April 20, 2007

What we've learned: Be nice to that weird kid in your dorm

Admit it. When you saw the carnage at Virginia Tech, you were afraid that something like that could happen here.

Your friends probably blew it off, saying how horrible it was that 23-year-old Cho Seung-Hui massacred approximately 30 people.

Cho was a loner. He rarely talked to his suitemates. He did disturbing things, such as stalking women. He had an unhealthy obsession with violence.

Think about it. This ought to cross your mind:

“Oh my god. I know someone like that.”

We all have that friend who has that roommate. I did. A friend of mine from first year had a roommate who did disturbing things. Things like drawing swastikas in his notebook, which he would leave open on his desk. Things like looking at violent pornography while my friend was in the room. The University had already made him leave briefly, but he came back.

My friend was unnerved, so he stopped sleeping in the room after a while. I don’t think we ever thought of this guy as capable of violence

Just like Cho’s roommates.

What are you supposed to do about these students who are our peers but are clearly disturbed? We already know that some of Cho’s peers and teachers had complained about him, that university officials and police were well aware of the warning signs. But there he was on that fateful Monday morning.

Here at the U of C, if anyone complained about a student, the kid would probably have to talk to his resident heads, who likely aren’t qualified psychiatrists. If they thought the kid needed it, they might tell him to go seek counseling. Sounds like the same kind of well meaning but wishy-washy, we’re-just-covering-our-butts-in-case-of-a-lawsuit counseling that Cho apparently received.

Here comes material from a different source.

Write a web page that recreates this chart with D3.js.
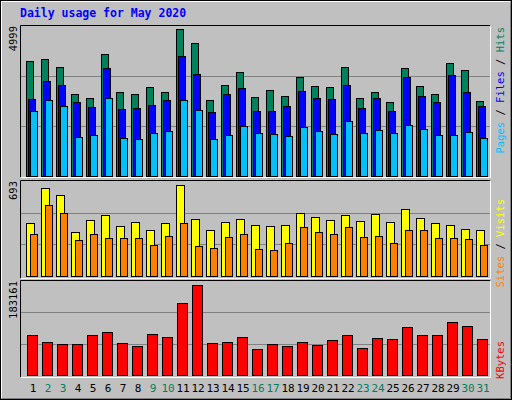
<!DOCTYPE html><html><head><meta charset="utf-8">
<script src="https://cdn.jsdelivr.net/npm/d3@7"></script>
<style>body{margin:0;background:#fff}</style></head><body>
<svg id="c" width="512" height="400"></svg>
<script>
const days=d3.range(1,32);
const weekend=[2,3,9,10,16,17,23,24,30,31];
const hits=[3827,3893,3628,2732,2599,4059,2798,2732,2964,2798,4889,4424,2533,3030,3462,2632,2865,2665,3296,2997,2964,3628,2599,2798,2466,3594,2997,2732,3760,3528,2500];
const files=[2566,3163,3030,2466,2300,3594,2234,2267,2367,2533,3993,3395,2135,2732,2931,2168,2168,2334,2831,2599,2566,3030,2267,2599,2168,3296,2665,2466,3362,2798,2334];
const pages=[2168,2533,2334,1305,1371,2599,1272,1239,1438,1504,2533,2201,1239,1371,1670,1438,1405,1338,1637,1504,1405,1836,1438,1537,1438,1703,1570,1371,1371,1471,1272];
const visits=[390,642,592,318,411,448,368,397,332,390,664,419,332,397,419,375,368,375,462,433,411,448,404,455,397,491,426,383,375,346,332];
const sites=[310,520,462,260,303,274,274,274,224,289,390,217,202,282,303,195,188,238,361,318,303,354,282,289,238,339,339,274,274,267,224];
const kbytes=[77488,64040,60198,60198,77488,83252,62119,56355,79410,73646,140888,175470,62119,64040,73646,50592,60198,56355,64040,58276,67882,77488,52513,71725,69804,92858,77488,77488,102464,94779,69804];
const maxHits=4999,maxVisits=693,maxKB=183161;

const svg=d3.select("#c");
const F="DejaVu Sans Mono, monospace";
svg.append("rect").attr("width",512).attr("height",400).attr("fill","#c0c0c0");
svg.append("rect").attr("x",0.5).attr("y",0.5).attr("width",511).attr("height",399).attr("fill","none").attr("stroke","#000");
svg.append("path").attr("d","M1.5,398.5V1.5H510.5").attr("fill","none").attr("stroke","#fff");
svg.append("path").attr("d","M1.5,398.5H510.5V1.5").attr("fill","none").attr("stroke","#808080");
svg.append("text").attr("x",20).attr("y",17).attr("font-family",F).attr("font-weight","bold").attr("font-size",11.5).attr("fill","#0000ff").text("Daily usage for May 2020");

const x=d3.scaleBand().domain(days).range([21.5,486.5]);
const X=d=>x(d)+4;

function panel(y0,y1){
  svg.append("rect").attr("x",20.5).attr("y",y0+0.5).attr("width",470).attr("height",y1-y0).attr("fill","#c0c0c0");
  svg.append("path").attr("d",`M20.5,${y1+0.5}V${y0+0.5}H490.5`).attr("fill","none").attr("stroke","#000");
  svg.append("path").attr("d",`M20.5,${y1+0.5}H490.5V${y0+0.5}`).attr("fill","none").attr("stroke","#fff");
}
function grid(y){[1/3,2/3].forEach(f=>{const v=y.domain()[1]*f;svg.append("line").attr("x1",21).attr("x2",490).attr("y1",Math.round(y(v))+0.5).attr("y2",Math.round(y(v))+0.5).attr("stroke","#808080");});}
function bars(data,y,dx,w,color){
  svg.append("g").selectAll("rect").data(data).join("rect")
   .attr("x",(d,i)=>Math.round(X(days[i])+dx)+0.5).attr("y",d=>Math.round(y(d))+0.5)
   .attr("width",w).attr("height",d=>y(0)-Math.round(y(d))).attr("fill",color).attr("stroke","#000");
}
function leftLabel(t,y){svg.append("text").attr("transform",`translate(17,${y}) rotate(-90)`).attr("font-family",F).attr("font-size",10.5).attr("text-anchor","end").attr("fill","#000").text(t);}
function rightLabel(parts,y){
  const t=svg.append("text").attr("transform",`translate(504,${y}) rotate(-90)`).attr("font-family",F).attr("font-size",10.5).attr("text-anchor","end");
  parts.forEach(p=>t.append("tspan").attr("fill",p[1]).text(p[0]));
}

// top
panel(25,177);
const y1=d3.scaleLinear().domain([0,maxHits]).range([176,26]);
grid(y1);
bars(hits,y1,0,7,"#00805c");
bars(files,y1,2,7,"#0000ff");
bars(pages,y1,4,7,"#00c0ff");
leftLabel("4999",26);
rightLabel([["Pages","#00c0ff"],[" / ","#000"],["Files","#0000ff"],[" / ","#000"],["Hits","#00805c"]],27);

// middle
panel(180,278);
const y2=d3.scaleLinear().domain([0,maxVisits]).range([276,181]);
grid(y2);
bars(visits,y2,0,8,"#ffff00");
bars(sites,y2,4,7,"#ff8000");
leftLabel("693",181);
rightLabel([["Sites","#ff8000"],[" / ","#000"],["Visits","#ffff00"]],199);

// bottom
panel(280,377);
const y3=d3.scaleLinear().domain([0,maxKB]).range([375,281]);
grid(y3);
bars(kbytes,y3,1,10,"#ff0000");
leftLabel("183161",281);
rightLabel([["KBytes","#ff0000"]],341);

svg.append("g").selectAll("text").data(days).join("text")
 .attr("x",d=>X(d)+7.5).attr("y",392).attr("text-anchor","middle").attr("font-family",F).attr("font-size",11)
 .attr("fill",d=>weekend.includes(d)?"#00805c":"#000").text(d=>d);
</script></body></html>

In order to involuntarily commit someone, he has to be a danger to himself or others. But maybe we ought to start changing the law to include antisocial behavior. Cho never spoke to anyone, even his own suitemates. He isolated himself. He became angry and narcissistic, as shown by the pictures and videos he sent of himself to NBC news.

There are places where antisocial behavior is considered normal. The U of C is one of them. Are the students who sit in their room all day playing video games or sit in the library all day reading books really learning on a broader scale? Maybe this self-enforced loneliness is scarier to young people than we realize.

There are ways to fight this. Burn your “Where Fun Comes to Die” T-Shirt. It’s a self-fulfilling prophecy. Go to concerts. Go do something. Just don’t sit there by yourself. Complain about how hard Chicago is, but don’t let it get to you.

There are people out there who’ve already lost this fight and really can’t be helped. College isn’t for them. A social life isn’t for them. I hope there aren’t many here who fit this description. You can turn off your computer and go outside. You can say “hi” to your roommates. You can generally be a nicer person. Starting now.

Maybe we all have to be nicer to each other. Maybe if my friend and I had tried harder to break through to his roommate, we would have gotten him to come out of his shell. Maybe the University just shouldn’t have let him back just like Virginia Tech let Cho back after he spent two days at a mental health facility.

Somewhere between toughness and love, there has to be a way to bring lonely kids back from the brink and protect the rest of us from those who can’t be salvaged. And it’s time to start doing a better job of figuring it out. Because I know someone like that, and you do, too. Though the staff at Virginia Tech knew that was what Cho was like, they didn’t bring him back.

And that’s probably what did Cho in.